### DESCRIPTION OF THE TASK
Repeat everything from the first line of the listing below through the line that contains "const seriesColors = ['#4472C4','#ED7D31','#A5A5A5','#FFC000'];", exactly. Leave out pictures.

### INFORMATION SHOWN

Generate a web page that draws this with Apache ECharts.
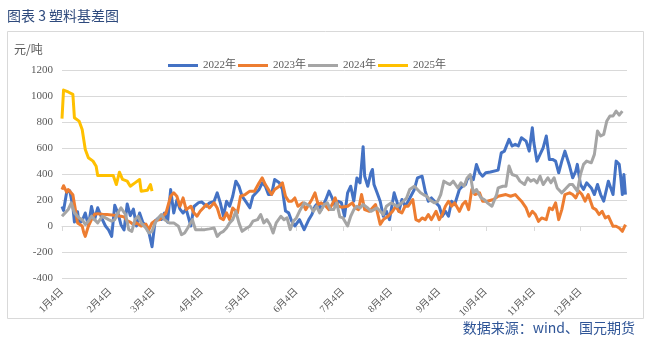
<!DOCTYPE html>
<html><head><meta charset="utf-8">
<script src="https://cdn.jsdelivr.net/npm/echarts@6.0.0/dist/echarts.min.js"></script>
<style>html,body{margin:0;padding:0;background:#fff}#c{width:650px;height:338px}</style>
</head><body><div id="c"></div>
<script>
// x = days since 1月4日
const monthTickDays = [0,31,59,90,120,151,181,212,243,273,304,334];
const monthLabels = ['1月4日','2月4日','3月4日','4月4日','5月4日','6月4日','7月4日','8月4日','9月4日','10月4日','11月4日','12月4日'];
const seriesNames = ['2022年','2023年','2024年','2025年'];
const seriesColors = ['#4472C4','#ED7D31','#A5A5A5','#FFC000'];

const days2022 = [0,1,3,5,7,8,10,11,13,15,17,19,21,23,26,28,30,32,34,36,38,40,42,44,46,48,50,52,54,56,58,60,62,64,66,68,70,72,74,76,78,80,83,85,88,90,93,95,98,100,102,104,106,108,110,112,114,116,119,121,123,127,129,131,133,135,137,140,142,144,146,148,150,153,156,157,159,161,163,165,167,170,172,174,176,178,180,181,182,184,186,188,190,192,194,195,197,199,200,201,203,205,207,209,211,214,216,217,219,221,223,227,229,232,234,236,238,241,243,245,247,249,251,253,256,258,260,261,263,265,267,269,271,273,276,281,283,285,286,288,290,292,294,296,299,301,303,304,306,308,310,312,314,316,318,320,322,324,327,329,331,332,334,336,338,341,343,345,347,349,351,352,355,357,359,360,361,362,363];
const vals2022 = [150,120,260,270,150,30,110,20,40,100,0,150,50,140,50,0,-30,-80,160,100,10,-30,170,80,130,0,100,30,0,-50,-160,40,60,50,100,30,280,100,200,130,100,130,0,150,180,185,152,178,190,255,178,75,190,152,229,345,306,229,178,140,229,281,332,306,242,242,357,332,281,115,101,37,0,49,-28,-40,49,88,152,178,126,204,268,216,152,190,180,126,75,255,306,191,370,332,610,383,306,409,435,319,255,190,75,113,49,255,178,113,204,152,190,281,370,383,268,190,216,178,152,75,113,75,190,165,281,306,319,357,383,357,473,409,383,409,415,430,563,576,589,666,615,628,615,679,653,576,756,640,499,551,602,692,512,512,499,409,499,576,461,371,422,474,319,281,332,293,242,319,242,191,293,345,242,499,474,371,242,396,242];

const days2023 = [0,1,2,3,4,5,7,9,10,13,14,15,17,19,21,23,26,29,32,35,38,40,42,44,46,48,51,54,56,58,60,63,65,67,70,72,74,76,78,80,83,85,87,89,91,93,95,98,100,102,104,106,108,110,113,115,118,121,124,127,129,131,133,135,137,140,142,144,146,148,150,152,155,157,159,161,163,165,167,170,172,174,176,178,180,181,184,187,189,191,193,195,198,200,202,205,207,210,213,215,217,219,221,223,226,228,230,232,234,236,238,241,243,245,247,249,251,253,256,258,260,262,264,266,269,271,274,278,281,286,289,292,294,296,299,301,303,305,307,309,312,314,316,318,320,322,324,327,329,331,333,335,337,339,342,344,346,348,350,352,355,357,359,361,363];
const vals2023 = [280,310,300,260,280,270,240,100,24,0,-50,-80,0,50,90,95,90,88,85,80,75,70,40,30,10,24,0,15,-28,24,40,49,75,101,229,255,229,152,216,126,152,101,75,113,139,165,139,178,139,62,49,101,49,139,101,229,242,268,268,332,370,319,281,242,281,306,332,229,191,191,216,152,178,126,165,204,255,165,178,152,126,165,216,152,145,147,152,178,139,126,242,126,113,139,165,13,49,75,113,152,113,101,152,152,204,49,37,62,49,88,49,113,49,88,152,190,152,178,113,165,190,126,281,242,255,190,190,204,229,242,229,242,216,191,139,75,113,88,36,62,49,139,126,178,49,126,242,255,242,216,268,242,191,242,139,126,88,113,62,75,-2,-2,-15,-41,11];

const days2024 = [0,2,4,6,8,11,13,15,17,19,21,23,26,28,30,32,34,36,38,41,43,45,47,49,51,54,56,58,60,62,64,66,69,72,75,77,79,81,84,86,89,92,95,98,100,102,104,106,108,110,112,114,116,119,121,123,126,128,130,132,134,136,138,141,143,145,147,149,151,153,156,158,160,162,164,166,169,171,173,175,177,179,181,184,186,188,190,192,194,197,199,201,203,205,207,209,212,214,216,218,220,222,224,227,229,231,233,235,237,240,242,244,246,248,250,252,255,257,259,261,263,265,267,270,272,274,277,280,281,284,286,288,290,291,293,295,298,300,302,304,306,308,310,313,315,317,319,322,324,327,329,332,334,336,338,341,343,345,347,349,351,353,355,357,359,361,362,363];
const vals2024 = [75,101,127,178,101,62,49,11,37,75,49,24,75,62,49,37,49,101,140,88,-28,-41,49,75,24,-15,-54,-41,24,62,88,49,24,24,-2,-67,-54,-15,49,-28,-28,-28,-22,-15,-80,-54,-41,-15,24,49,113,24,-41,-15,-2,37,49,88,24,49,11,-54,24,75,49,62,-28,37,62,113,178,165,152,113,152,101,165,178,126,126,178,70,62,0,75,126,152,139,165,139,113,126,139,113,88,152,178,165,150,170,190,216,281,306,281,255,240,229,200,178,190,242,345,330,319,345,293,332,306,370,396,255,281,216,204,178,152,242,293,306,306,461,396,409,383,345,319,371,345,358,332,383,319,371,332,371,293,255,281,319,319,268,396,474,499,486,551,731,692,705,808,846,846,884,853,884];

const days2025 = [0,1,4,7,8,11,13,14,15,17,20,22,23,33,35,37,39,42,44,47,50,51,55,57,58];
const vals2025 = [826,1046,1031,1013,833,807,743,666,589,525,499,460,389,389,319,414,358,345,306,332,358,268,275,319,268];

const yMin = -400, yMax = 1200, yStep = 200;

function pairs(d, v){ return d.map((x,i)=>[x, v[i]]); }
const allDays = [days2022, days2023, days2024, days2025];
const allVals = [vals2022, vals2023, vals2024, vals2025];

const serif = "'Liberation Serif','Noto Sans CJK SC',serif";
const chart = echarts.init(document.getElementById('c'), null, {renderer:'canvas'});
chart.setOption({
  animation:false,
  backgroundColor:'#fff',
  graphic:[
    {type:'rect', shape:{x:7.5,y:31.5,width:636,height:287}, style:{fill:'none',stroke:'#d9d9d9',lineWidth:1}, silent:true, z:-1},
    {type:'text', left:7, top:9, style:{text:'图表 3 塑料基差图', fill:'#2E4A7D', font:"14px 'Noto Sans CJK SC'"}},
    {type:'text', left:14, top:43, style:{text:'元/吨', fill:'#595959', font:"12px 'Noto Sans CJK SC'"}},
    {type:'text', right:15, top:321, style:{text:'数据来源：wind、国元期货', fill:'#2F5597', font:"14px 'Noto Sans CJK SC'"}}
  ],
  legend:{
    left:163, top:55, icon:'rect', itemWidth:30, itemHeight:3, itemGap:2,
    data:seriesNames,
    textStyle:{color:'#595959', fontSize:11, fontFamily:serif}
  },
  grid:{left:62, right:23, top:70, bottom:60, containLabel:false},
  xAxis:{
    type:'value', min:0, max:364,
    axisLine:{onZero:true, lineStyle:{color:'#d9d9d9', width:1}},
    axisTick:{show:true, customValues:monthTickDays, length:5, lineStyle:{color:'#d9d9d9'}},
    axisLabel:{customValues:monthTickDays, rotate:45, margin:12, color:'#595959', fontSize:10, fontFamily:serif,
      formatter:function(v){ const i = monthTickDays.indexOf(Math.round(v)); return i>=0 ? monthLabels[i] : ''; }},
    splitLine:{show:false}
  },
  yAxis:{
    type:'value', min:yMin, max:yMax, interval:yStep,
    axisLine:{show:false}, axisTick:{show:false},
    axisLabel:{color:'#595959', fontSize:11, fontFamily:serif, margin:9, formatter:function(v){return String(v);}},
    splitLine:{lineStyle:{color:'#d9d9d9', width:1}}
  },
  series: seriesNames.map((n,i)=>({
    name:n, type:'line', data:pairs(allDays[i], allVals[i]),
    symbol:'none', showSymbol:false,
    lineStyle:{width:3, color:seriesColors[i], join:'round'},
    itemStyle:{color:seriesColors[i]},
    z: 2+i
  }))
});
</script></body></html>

### FULL ANSWER
Generate a web page that draws this with Apache ECharts.
<!DOCTYPE html>
<html><head><meta charset="utf-8">
<script src="https://cdn.jsdelivr.net/npm/echarts@6.0.0/dist/echarts.min.js"></script>
<style>html,body{margin:0;padding:0;background:#fff}#c{width:650px;height:338px}</style>
</head><body><div id="c"></div>
<script>
// x = days since 1月4日
const monthTickDays = [0,31,59,90,120,151,181,212,243,273,304,334];
const monthLabels = ['1月4日','2月4日','3月4日','4月4日','5月4日','6月4日','7月4日','8月4日','9月4日','10月4日','11月4日','12月4日'];
const seriesNames = ['2022年','2023年','2024年','2025年'];
const seriesColors = ['#4472C4','#ED7D31','#A5A5A5','#FFC000'];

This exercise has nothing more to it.